Denominations that are directly descended from the Puritan churches of New England include the Congregationalist Churches, a branch of the wider Reformed tradition: the United Church of Christ, the National Association of Congregational Christian Churches, and the Conservative Congregational Christian Conference. Next in size and historical importance is the United Church of Christ, which is the historic continuation of the Congregational churches founded under the influence of New England Puritanism. The United Church of Christ also subsumed the third major Reformed group, the German Reformed, which (then known as the Evangelical and Reformed Church) merged with the Congregationalists in 1957.

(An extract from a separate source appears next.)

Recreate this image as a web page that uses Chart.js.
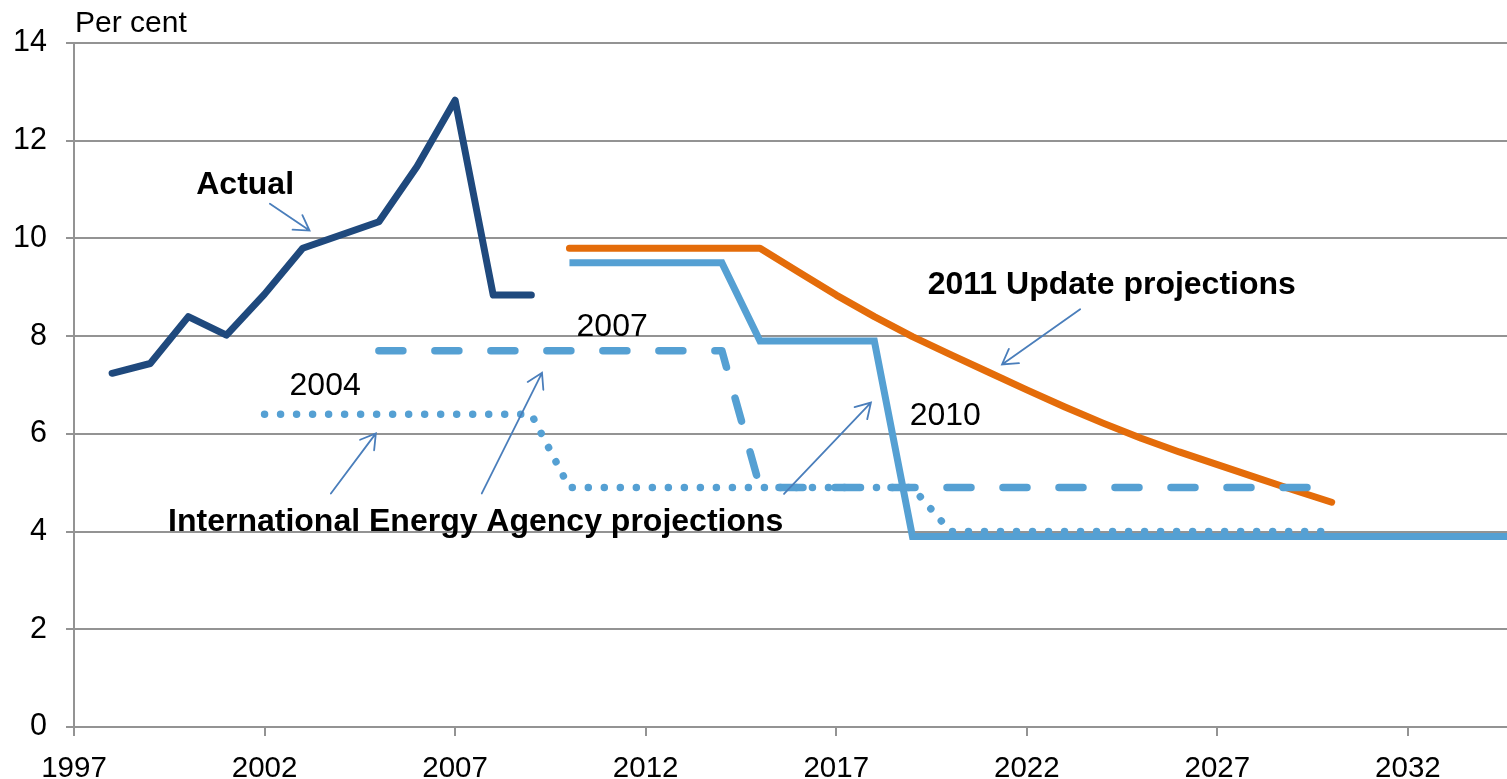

Additionally, the 18th century saw many historically Puritan churches, especially but not exclusively in eastern Massachusetts, progressively drift from Calvinism to Arminianism, with its greater emphasis on human will and activity, and from trinitarianism to unitarianism; in the first quarter of the 19th century, these became embroiled in the "Unitarian controversy", resulting in the formation of the American Unitarian Association in 1825 and, eventually, in some 250 of New England's original parish churches formally taking the name Unitarian. Such renaming was not systematic, however, and churches founded by Puritans which became Unitarian Universalist include the First Parish Church in Plymouth founded in 1620, the First Church in Salem founded in 1629, the First Church in Boston and First Parish Church of Dorchester founded in 1630, and the First Parish in Hingham founded in 1681.